Find the vector \(z,\) given that \(\mathbf{u}=\langle 1,2,3\rangle\) \(\mathbf{v}=\langle 2,2,-1\rangle,\) and \(\mathbf{w}=\langle 4,0,-4\rangle\) \(2 \mathbf{z}-3 \mathbf{u}=\mathbf{w}\)

Short answer

The vector \(z\) is \(z = \langle \frac{7}{2},\frac{6}{2},- \frac{1}{2}\rangle\).

Step-by-step solution

Rearranging the equation for z

First, let's rearrange the given equation for \(z\). Starting with \(2z - 3u = w\), we add \(3u\) on both sides of the equation to isolate \(2z\). This gives us \(2z = 3u + w\). Next, we divide each side of the equation by 2 to solve for \(z\). This gives us \(z = (3u + w)/2\).

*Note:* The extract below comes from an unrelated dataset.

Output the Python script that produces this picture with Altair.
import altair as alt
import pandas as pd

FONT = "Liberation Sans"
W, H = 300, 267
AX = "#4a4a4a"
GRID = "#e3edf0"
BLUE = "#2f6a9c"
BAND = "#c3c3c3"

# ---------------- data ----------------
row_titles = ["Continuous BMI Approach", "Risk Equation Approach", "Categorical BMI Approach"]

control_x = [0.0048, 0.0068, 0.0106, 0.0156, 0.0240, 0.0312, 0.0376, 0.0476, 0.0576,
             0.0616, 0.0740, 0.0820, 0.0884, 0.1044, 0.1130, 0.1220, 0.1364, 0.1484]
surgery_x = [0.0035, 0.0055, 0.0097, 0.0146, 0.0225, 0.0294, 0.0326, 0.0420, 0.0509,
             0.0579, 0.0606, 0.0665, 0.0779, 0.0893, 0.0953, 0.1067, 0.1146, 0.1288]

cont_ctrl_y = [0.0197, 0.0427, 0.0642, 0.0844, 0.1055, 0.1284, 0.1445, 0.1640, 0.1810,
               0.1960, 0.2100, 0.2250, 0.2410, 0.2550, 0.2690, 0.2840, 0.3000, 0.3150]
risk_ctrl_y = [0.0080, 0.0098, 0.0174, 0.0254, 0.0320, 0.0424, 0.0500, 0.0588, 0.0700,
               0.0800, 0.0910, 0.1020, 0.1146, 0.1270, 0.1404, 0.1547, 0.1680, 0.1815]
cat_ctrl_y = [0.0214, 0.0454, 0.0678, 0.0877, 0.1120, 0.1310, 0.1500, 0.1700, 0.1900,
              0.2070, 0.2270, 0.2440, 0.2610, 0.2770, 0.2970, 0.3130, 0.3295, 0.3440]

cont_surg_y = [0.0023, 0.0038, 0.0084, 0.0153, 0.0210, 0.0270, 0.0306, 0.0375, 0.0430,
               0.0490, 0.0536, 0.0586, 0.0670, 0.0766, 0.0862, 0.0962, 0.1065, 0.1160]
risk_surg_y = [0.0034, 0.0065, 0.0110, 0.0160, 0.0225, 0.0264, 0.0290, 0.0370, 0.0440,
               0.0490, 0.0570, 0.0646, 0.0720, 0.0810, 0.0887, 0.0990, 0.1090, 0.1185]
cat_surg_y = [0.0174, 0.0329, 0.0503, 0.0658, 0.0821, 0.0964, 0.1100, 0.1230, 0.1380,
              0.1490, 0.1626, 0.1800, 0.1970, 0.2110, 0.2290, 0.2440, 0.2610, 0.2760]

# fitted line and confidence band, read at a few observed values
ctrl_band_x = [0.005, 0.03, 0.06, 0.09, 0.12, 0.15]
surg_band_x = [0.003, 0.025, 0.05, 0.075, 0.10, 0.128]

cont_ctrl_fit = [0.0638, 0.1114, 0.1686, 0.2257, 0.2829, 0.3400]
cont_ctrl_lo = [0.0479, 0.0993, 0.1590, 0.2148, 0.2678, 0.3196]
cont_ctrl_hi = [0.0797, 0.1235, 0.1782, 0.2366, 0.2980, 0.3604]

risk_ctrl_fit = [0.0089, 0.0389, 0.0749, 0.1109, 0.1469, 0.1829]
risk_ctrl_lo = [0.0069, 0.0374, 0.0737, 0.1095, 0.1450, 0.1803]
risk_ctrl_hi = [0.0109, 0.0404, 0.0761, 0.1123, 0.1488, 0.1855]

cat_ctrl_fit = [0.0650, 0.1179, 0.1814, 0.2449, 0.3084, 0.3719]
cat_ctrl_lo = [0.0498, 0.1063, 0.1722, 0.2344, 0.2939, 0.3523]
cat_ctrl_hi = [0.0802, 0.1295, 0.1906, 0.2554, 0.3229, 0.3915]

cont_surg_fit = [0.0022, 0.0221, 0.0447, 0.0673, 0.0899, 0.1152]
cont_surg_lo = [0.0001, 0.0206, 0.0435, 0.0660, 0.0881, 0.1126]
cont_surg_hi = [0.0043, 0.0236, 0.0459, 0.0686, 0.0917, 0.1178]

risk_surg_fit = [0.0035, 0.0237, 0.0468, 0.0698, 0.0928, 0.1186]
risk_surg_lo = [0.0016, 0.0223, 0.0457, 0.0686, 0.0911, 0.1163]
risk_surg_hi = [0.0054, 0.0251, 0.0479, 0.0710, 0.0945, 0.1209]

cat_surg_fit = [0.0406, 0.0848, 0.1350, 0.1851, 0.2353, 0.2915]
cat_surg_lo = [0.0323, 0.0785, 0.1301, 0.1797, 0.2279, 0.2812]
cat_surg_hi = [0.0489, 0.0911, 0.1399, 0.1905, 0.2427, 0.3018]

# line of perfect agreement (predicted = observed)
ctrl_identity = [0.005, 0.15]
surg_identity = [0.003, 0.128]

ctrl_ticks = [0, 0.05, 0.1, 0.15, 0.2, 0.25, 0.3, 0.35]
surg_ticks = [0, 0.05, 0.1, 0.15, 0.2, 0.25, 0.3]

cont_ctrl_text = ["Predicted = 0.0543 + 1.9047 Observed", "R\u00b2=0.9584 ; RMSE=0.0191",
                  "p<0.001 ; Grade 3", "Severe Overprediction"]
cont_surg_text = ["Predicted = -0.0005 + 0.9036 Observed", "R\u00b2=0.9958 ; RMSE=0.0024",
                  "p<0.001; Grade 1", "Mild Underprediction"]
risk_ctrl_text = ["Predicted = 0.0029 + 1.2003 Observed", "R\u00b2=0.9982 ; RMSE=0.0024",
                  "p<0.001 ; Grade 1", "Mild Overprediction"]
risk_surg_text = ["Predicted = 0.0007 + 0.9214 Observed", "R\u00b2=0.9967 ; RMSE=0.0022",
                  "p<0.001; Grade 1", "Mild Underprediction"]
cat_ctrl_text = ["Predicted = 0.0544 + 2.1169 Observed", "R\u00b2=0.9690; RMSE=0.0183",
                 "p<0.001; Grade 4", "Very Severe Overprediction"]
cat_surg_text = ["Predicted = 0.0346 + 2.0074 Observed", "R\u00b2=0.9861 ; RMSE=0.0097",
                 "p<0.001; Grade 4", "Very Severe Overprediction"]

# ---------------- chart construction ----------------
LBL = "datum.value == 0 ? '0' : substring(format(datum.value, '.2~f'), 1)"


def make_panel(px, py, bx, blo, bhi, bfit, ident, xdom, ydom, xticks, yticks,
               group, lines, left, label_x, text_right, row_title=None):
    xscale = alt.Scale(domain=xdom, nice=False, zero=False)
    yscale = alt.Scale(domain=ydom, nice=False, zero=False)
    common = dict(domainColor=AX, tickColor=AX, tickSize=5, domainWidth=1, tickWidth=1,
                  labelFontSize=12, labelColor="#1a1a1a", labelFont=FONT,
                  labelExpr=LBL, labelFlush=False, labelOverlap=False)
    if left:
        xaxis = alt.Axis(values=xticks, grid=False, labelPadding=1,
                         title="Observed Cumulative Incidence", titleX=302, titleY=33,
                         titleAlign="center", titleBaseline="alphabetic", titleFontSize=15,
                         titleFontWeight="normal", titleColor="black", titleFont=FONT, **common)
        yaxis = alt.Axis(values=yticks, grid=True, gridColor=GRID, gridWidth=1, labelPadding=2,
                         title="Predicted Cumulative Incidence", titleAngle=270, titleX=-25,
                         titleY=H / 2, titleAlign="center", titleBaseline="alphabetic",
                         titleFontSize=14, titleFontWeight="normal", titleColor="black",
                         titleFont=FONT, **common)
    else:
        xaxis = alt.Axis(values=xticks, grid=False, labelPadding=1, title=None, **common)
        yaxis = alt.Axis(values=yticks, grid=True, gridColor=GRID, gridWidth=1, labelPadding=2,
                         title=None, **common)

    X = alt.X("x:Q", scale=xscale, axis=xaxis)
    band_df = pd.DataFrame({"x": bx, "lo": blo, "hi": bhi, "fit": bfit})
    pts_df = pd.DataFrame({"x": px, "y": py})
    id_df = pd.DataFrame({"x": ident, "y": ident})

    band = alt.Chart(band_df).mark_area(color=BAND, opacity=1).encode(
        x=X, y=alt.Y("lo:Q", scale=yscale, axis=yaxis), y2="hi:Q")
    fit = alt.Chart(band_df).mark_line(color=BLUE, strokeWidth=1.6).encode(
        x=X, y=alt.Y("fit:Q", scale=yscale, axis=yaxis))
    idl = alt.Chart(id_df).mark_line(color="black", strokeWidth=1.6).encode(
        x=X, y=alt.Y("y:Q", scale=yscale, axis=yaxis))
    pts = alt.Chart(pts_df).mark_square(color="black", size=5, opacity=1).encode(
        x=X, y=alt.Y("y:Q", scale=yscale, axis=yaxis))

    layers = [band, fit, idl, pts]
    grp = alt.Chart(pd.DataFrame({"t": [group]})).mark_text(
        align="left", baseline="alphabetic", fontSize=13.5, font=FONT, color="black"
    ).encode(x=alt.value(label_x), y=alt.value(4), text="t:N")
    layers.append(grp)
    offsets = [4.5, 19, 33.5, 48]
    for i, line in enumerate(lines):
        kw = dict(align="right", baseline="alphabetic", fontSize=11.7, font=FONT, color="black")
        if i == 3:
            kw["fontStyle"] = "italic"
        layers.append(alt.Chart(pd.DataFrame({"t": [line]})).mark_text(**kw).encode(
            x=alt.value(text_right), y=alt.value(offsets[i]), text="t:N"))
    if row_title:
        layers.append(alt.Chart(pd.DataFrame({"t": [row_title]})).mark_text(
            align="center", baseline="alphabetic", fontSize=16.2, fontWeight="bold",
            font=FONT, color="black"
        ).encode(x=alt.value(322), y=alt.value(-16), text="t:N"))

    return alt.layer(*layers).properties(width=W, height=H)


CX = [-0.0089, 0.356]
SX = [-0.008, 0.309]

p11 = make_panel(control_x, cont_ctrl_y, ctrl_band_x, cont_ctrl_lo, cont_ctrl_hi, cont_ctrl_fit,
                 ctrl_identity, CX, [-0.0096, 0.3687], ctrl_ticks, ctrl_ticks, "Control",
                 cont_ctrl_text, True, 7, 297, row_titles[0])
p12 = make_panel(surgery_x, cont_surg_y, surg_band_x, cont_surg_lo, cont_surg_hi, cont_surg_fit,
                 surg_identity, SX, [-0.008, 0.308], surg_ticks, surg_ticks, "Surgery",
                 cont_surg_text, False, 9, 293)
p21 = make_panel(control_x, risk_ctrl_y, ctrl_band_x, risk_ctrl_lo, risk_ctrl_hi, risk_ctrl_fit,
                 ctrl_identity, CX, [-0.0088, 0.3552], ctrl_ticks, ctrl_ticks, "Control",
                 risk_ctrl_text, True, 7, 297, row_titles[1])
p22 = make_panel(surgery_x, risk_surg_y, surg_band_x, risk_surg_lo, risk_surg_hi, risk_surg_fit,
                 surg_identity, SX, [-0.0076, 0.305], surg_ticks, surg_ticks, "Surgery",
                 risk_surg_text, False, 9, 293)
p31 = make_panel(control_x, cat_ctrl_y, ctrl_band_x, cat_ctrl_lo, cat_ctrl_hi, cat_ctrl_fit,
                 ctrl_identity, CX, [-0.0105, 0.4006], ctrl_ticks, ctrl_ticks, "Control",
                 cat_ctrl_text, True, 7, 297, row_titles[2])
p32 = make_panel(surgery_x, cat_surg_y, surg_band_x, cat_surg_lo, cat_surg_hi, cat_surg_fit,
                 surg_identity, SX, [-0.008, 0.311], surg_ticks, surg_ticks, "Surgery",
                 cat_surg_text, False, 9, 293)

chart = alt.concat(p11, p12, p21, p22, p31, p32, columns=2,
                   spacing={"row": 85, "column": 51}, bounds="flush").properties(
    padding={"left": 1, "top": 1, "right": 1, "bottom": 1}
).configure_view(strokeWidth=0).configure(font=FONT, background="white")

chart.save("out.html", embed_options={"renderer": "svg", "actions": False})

Substituting the component vectors for u, w into the equation

Now, we substitute the given vectors \(u = \langle 1,2,3 \rangle\) and \(w = \langle 4,0,-4 \rangle\) into the equation. This gives us \(z = (3 \langle 1,2,3 \rangle + \langle 4,0,-4 \rangle)/2\).

Solving for z

We perform the vector addition and scalar multiplication to solve for \(z\). This results in \(z = \langle \frac{7}{2},\frac{6}{2},- \frac{1}{2}\rangle\).